Stock Market

Buy Stocks Now After Huge Rout, Fundstrat Says

  • Buy the dip in stocks after Tuesday’s rout because the market bottomed months ago, Fundstrat says.
  • The S&P 500 historically bottoms shortly after inflation peaks, which many believe it did in June. 
  • The percentage of bearish stocks suggests this may be the lowest of the low, meaning it’s time to buy the dip.

Now is the time to buy the dip in stocks as data shows that inflation is falling and the market bottomed out in June, according to Fundstrat.

Stocks suffered their largest one-day decline in two years on Tuesday after the August Consumer Price Index report showed inflation slightly above expectations, clocking in at 8.3%. 

“But this does not mean stocks have to break below the June lows,” Fundstrat’s Tom Lee said in a note on Friday.

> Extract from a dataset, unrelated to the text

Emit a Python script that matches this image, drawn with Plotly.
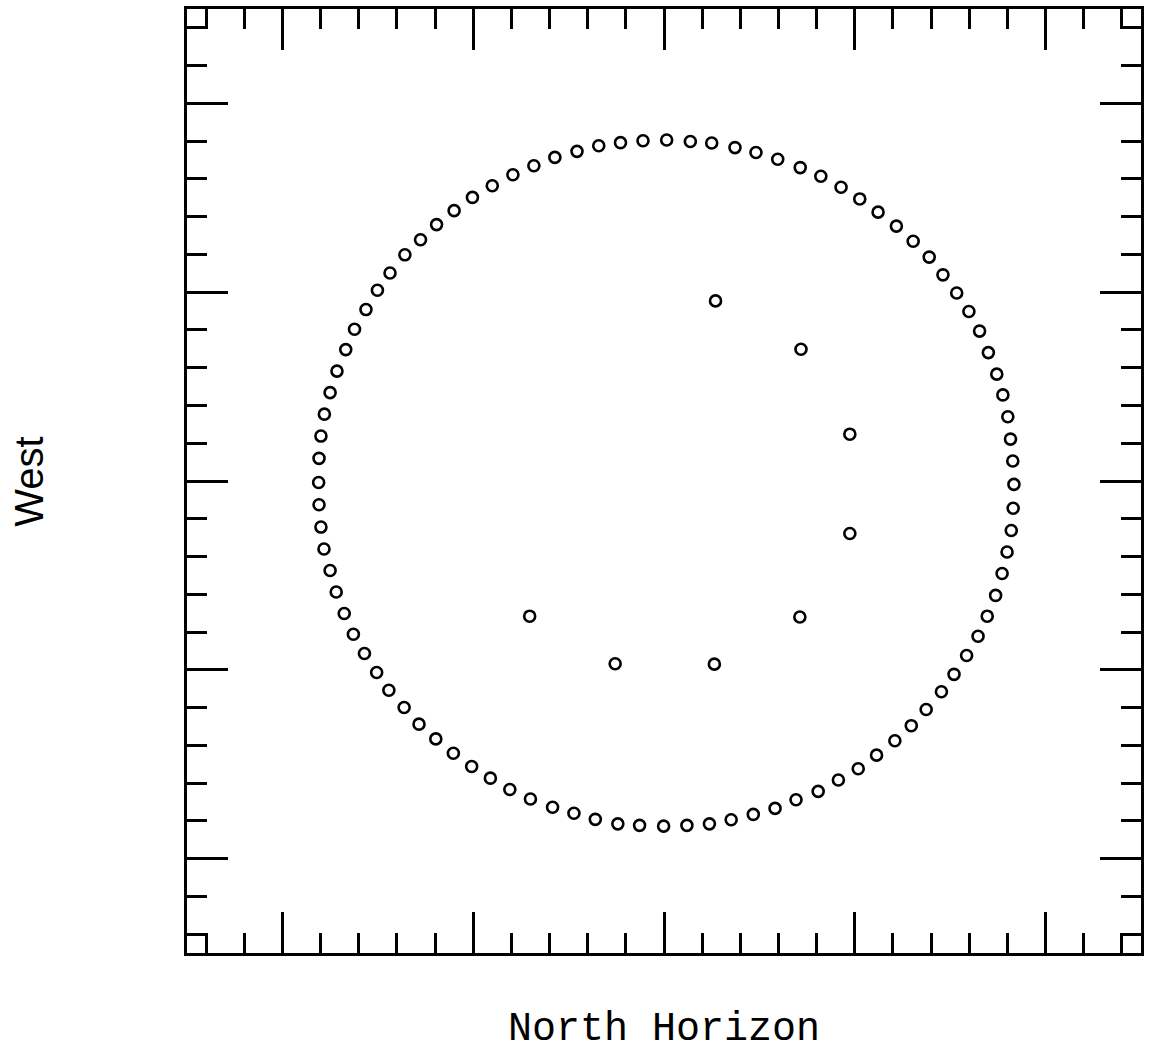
import plotly.graph_objects as go

# Outer ring of points (horizon), in axis units
ring_x = [0.07, -0.55, -1.14, -1.71, -2.28, -2.86, -3.41, -3.96, -4.50, -5.02,
          -5.50, -5.96, -6.38, -6.79, -7.18, -7.51, -7.81, -8.11, -8.34, -8.57,
          -8.75, -8.90, -8.99, -9.04, -9.05, -9.04, -8.99, -8.91, -8.75, -8.59,
          -8.38, -8.14, -7.85, -7.53, -7.21, -6.81, -6.42, -5.98, -5.52, -5.04,
          -4.55, -4.04, -3.50, -2.92, -2.36, -1.80, -1.21, -0.64, -0.01, 0.60,
          1.19, 1.76, 2.34, 2.91, 3.46, 4.04, 4.57, 5.09, 5.57, 6.05,
          6.48, 6.87, 7.27, 7.60, 7.93, 8.23, 8.47, 8.69, 8.86, 8.99,
          9.10, 9.15, 9.17, 9.14, 9.08, 9.01, 8.88, 8.72, 8.50, 8.27,
          7.99, 7.67, 7.31, 6.95, 6.53, 6.09, 5.61, 5.13, 4.64, 4.11,
          3.57, 2.98, 2.41, 1.86, 1.25, 0.69]
ring_y = [9.03, 9.01, 8.96, 8.88, 8.73, 8.57, 8.35, 8.11, 7.82, 7.51,
          7.16, 6.79, 6.39, 5.99, 5.51, 5.05, 4.54, 4.02, 3.48, 2.91,
          2.34, 1.77, 1.19, 0.60, -0.04, -0.63, -1.22, -1.80, -2.37, -2.94,
          -3.51, -4.06, -4.57, -5.07, -5.54, -6.00, -6.44, -6.83, -7.21, -7.56,
          -7.87, -8.17, -8.42, -8.64, -8.80, -8.96, -9.08, -9.12, -9.14, -9.12,
          -9.08, -8.97, -8.83, -8.67, -8.44, -8.22, -7.92, -7.62, -7.26, -6.88,
          -6.48, -6.05, -5.58, -5.12, -4.62, -4.11, -3.58, -3.03, -2.45, -1.88,
          -1.31, -0.72, -0.09, 0.53, 1.11, 1.70, 2.28, 2.83, 3.40, 3.97,
          4.49, 4.98, 5.46, 5.93, 6.35, 6.75, 7.12, 7.47, 7.78, 8.07,
          8.30, 8.52, 8.70, 8.83, 8.95, 8.99]

# Inner points
inner_x = [1.35, 3.59, 4.87, 4.87, 3.56, 1.32, -1.28, -3.52]
inner_y = [4.77, 3.49, 1.24, -1.39, -3.60, -4.85, -4.84, -3.58]

x_title = "North Horizon"
y_title = "West"

fig = go.Figure()
marker = dict(symbol="circle-open", size=11, color="black", line=dict(width=2.6, color="black"))
fig.add_trace(go.Scatter(x=ring_x, y=ring_y, mode="markers", marker=marker,
                         showlegend=False, hoverinfo="skip"))
fig.add_trace(go.Scatter(x=inner_x, y=inner_y, mode="markers", marker=marker,
                         showlegend=False, hoverinfo="skip"))

axis_common = dict(
    range=[-12.5, 12.5],
    showgrid=False, zeroline=False, showticklabels=False,
    showline=True, linecolor="black", linewidth=2.5, mirror="ticks",
    ticks="inside", ticklen=41, tickwidth=2.5, tickcolor="black",
    tick0=0, dtick=5,
    minor=dict(dtick=1, tick0=0, ticks="inside", ticklen=20, tickwidth=2.5,
               tickcolor="black", showgrid=False),
)

fig.update_layout(
    width=1150, height=1057,
    margin=dict(l=187, r=8, t=6, b=104),
    paper_bgcolor="white", plot_bgcolor="white",
    xaxis=axis_common,
    yaxis=axis_common,
    annotations=[
        dict(text=x_title, xref="paper", yref="paper", x=0.5, y=-0.1075,
             xanchor="center", yanchor="bottom", showarrow=False,
             font=dict(family="Liberation Mono", size=40, color="black")),
        dict(text=y_title, xref="paper", yref="paper", x=-0.1654, y=0.4995,
             xanchor="center", yanchor="middle", showarrow=False, textangle=-90,
             font=dict(family="Liberation Sans", size=40, color="black")),
    ],
)

fig.write_html("out.html")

Although it did cement expectations for another aggressive rate hike by the Federal Reserve, Lee pointed to the fact that inflation was still coming down, declining .8 percentage points from June’s inflation reading of 9.1%. And out of the 14 reports of economic data that have rang in over the past two weeks, 12 showed signs of falling inflation, including the Producer Price Index, and surveys from the Institute from the Supply Management. 

A historical view of the S&P 500 shows the index bottoming after a peak in headline inflation. 

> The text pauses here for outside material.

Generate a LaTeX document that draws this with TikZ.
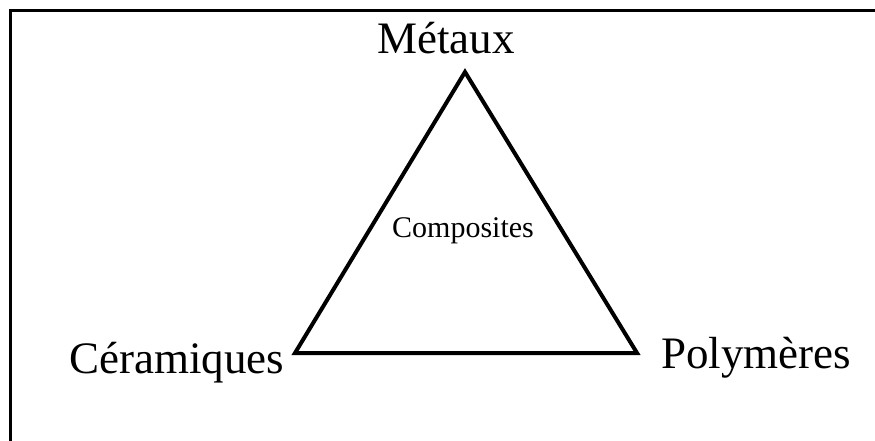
\documentclass[tikz,border=0pt]{standalone}
\usepackage{fontspec}
\setmainfont{Liberation Serif}
\usepackage{tikz}
\usetikzlibrary{calc, positioning}

\tikzset{
    bigLabel/.style={inner sep=0pt, anchor=base west, font=\fontsize{45}{50}\selectfont},
    smallLabel/.style={inner sep=0pt, anchor=base west, font=\fontsize{30}{34}\selectfont},
}

\begin{document}
\begin{tikzpicture}[x=1pt, y=-1pt]

    % =================================================================
    % 1. CADRE DE LA FIGURE
    % =================================================================
    \useasboundingbox (0,0) rectangle (875,441);
    \draw[line width=2.5pt] (875,10.5) -- (10.5,10.5) -- (10.5,441);

    % =================================================================
    % 2. SOMMETS DU TRIANGLE
    % =================================================================
    \coordinate (Apex) at (465,72);
    \coordinate (BottomLeft) at (295,353);
    \coordinate (BottomRight) at (637,353);

    \draw[line width=4pt, line join=miter] (Apex) -- (BottomLeft) -- (BottomRight) -- cycle;

    % =================================================================
    % 3. NOMS DES FAMILLES DE MATERIAUX
    % =================================================================
    \node[bigLabel] (LabelMetaux) at (377,54) {Métaux};
    \node[bigLabel] (LabelCeramiques) at (69,373) {Céramiques};
    \node[bigLabel] (LabelPolymeres) at (661,368) {Polymères};
    \node[smallLabel] (LabelComposites) at (392,237) {Composites};

\end{tikzpicture}
\end{document}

Lee also noted that the percentage of S&P 500 stocks in a bear market — those that have fallen more than 20% from their 52% week high — was at 73% in June, with anything above 70% typically representing a market bottom.

Lee thinks the recent sell-off could have taken the S&P 500 above that threshold again, flashing another signal for investors to buy.

“Even for those in the ‘inflationista’ camp or even the ‘we are in a long-term bear’ camp, the fact is, if headline CPI has peaked, the June 2022 equity lows should be durable,” Lee said. He previously predicted the S&P 500 would rally to all-time-highs of 4800, despite the index tanking in the first half of the year. That would mark a 24% increase from current levels.